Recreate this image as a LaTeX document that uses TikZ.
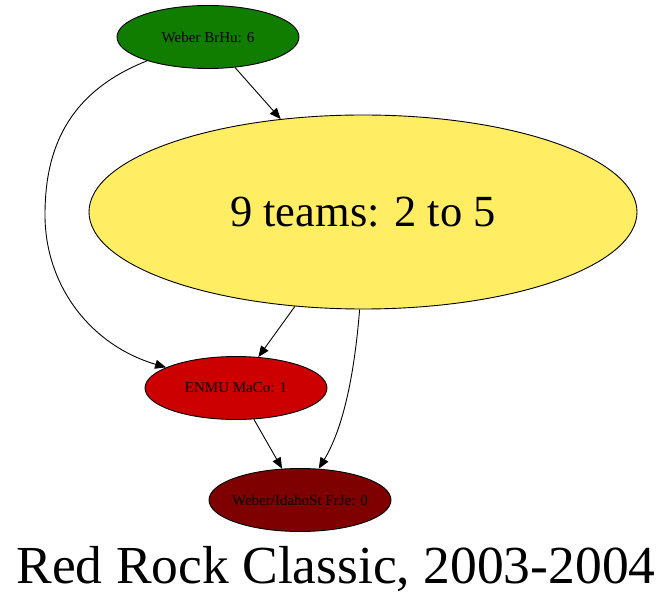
\documentclass[tikz,border=0pt]{standalone}
\usepackage{fontspec}
\setmainfont{Liberation Serif}
\usetikzlibrary{arrows.meta,shapes.geometric}
\definecolor{teamgreen}{RGB}{16,124,0}
\definecolor{teamyellow}{RGB}{255,238,99}
\definecolor{teamred}{RGB}{204,0,0}
\definecolor{teamdark}{RGB}{127,0,0}
\tikzset{
	team/.style={ellipse, draw=black, line width=0.9pt, inner xsep=-12pt, inner ysep=0pt,
		font=\fontsize{15}{17}\selectfont, minimum width=182pt, minimum height=63pt},
	edge/.style={-{Triangle[length=11pt,width=9pt]}, black, line width=0.9pt}
}
\begin{document}
\begin{tikzpicture}[x=1pt,y=-1pt]
		\useasboundingbox (0,0) rectangle (672,609);
		\node[team, fill=teamgreen] (w) at (208, 37)		{Weber BrHu: 6};
		\node[team, fill=teamyellow, minimum width=548pt, minimum height=194pt,
			font=\fontsize{44.5}{50}\selectfont] (n) at (363, 212)		{9 teams: 2 to 5};
		\node[team, fill=teamred] (e) at (236, 388)		{ENMU MaCo: 1};
		\node[team, fill=teamdark] (i) at (300, 500)		{Weber/IdahoSt FrJe: 0};
		\node[font=\fontsize{53.5}{60}\selectfont] (t) at (336, 569)		{Red Rock Classic, 2003-2004};
		
		\draw[edge] (w) -- (n);
		\draw[edge] (w) .. controls (60, 95) and (45, 160) .. (45, 215) .. controls (45, 285) and (90, 345) .. (e);
		\draw[edge] (n) -- (e);
		\draw[edge] (n.268) .. controls (354, 380) and (342, 430) .. (i);
		\draw[edge] (e) -- (i);
	\end{tikzpicture}
\end{document}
────
• TASK DIRECTIONS: Each line of the material must be retyped exactly, except that images are omitted.

• OUTPUT FOR THIS TASK:
Recreate this image as a LaTeX document that uses TikZ.
\documentclass[tikz,border=0pt]{standalone}
\usepackage{fontspec}
\setmainfont{Liberation Serif}
\usetikzlibrary{arrows.meta,shapes.geometric}
\definecolor{teamgreen}{RGB}{16,124,0}
\definecolor{teamyellow}{RGB}{255,238,99}
\definecolor{teamred}{RGB}{204,0,0}
\definecolor{teamdark}{RGB}{127,0,0}
\tikzset{
	team/.style={ellipse, draw=black, line width=0.9pt, inner xsep=-12pt, inner ysep=0pt,
		font=\fontsize{15}{17}\selectfont, minimum width=182pt, minimum height=63pt},
	edge/.style={-{Triangle[length=11pt,width=9pt]}, black, line width=0.9pt}
}
\begin{document}
\begin{tikzpicture}[x=1pt,y=-1pt]
		\useasboundingbox (0,0) rectangle (672,609);
		\node[team, fill=teamgreen] (w) at (208, 37)		{Weber BrHu: 6};
		\node[team, fill=teamyellow, minimum width=548pt, minimum height=194pt,
			font=\fontsize{44.5}{50}\selectfont] (n) at (363, 212)		{9 teams: 2 to 5};
		\node[team, fill=teamred] (e) at (236, 388)		{ENMU MaCo: 1};
		\node[team, fill=teamdark] (i) at (300, 500)		{Weber/IdahoSt FrJe: 0};
		\node[font=\fontsize{53.5}{60}\selectfont] (t) at (336, 569)		{Red Rock Classic, 2003-2004};
		
		\draw[edge] (w) -- (n);
		\draw[edge] (w) .. controls (60, 95) and (45, 160) .. (45, 215) .. controls (45, 285) and (90, 345) .. (e);
		\draw[edge] (n) -- (e);
		\draw[edge] (n.268) .. controls (354, 380) and (342, 430) .. (i);
		\draw[edge] (e) -- (i);
	\end{tikzpicture}
\end{document}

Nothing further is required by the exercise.